■ Task
Please write the listing below out again exactly, leaving every picture behind.

■ Data provided
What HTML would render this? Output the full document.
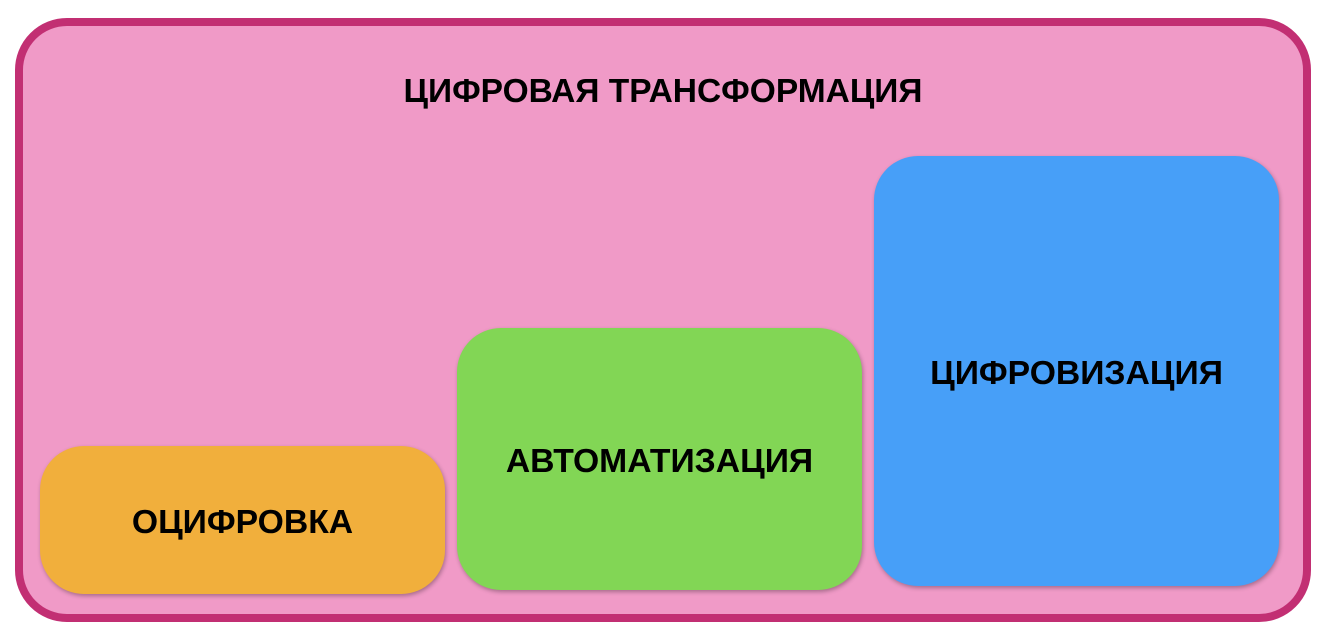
<!DOCTYPE html>
<html><head><meta charset="utf-8"><style>
body{margin:0;width:1326px;height:640px;background:#fff;position:relative;overflow:hidden;font-family:"Liberation Sans",sans-serif;}
.o{position:absolute;left:15px;top:18px;width:1280px;height:588px;border:8px solid #c22f73;border-radius:52px;background:#f09ac7;}
.b{position:absolute;box-sizing:border-box;padding-top:5px;border-radius:44px;display:flex;align-items:center;justify-content:center;font-weight:bold;font-size:33.7px;color:#000;box-shadow:1px 2px 4px rgba(0,0,0,0.3);}
.t{position:absolute;left:0;width:1326px;top:73px;text-align:center;font-weight:bold;font-size:33.5px;}
</style></head><body>
<div class="o"></div>
<div class="t">ЦИФРОВАЯ ТРАНСФОРМАЦИЯ</div>
<div class="b" style="left:40px;top:446px;width:405px;height:148px;background:#f1af3c;">ОЦИФРОВКА</div>
<div class="b" style="left:457px;top:328px;width:405px;height:262px;background:#82d655;">АВТОМАТИЗАЦИЯ</div>
<div class="b" style="left:874px;top:156px;width:405px;height:430px;background:#479ff8;">ЦИФРОВИЗАЦИЯ</div>
</body></html>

■ Full output
What HTML would render this? Output the full document.
<!DOCTYPE html>
<html><head><meta charset="utf-8"><style>
body{margin:0;width:1326px;height:640px;background:#fff;position:relative;overflow:hidden;font-family:"Liberation Sans",sans-serif;}
.o{position:absolute;left:15px;top:18px;width:1280px;height:588px;border:8px solid #c22f73;border-radius:52px;background:#f09ac7;}
.b{position:absolute;box-sizing:border-box;padding-top:5px;border-radius:44px;display:flex;align-items:center;justify-content:center;font-weight:bold;font-size:33.7px;color:#000;box-shadow:1px 2px 4px rgba(0,0,0,0.3);}
.t{position:absolute;left:0;width:1326px;top:73px;text-align:center;font-weight:bold;font-size:33.5px;}
</style></head><body>
<div class="o"></div>
<div class="t">ЦИФРОВАЯ ТРАНСФОРМАЦИЯ</div>
<div class="b" style="left:40px;top:446px;width:405px;height:148px;background:#f1af3c;">ОЦИФРОВКА</div>
<div class="b" style="left:457px;top:328px;width:405px;height:262px;background:#82d655;">АВТОМАТИЗАЦИЯ</div>
<div class="b" style="left:874px;top:156px;width:405px;height:430px;background:#479ff8;">ЦИФРОВИЗАЦИЯ</div>
</body></html>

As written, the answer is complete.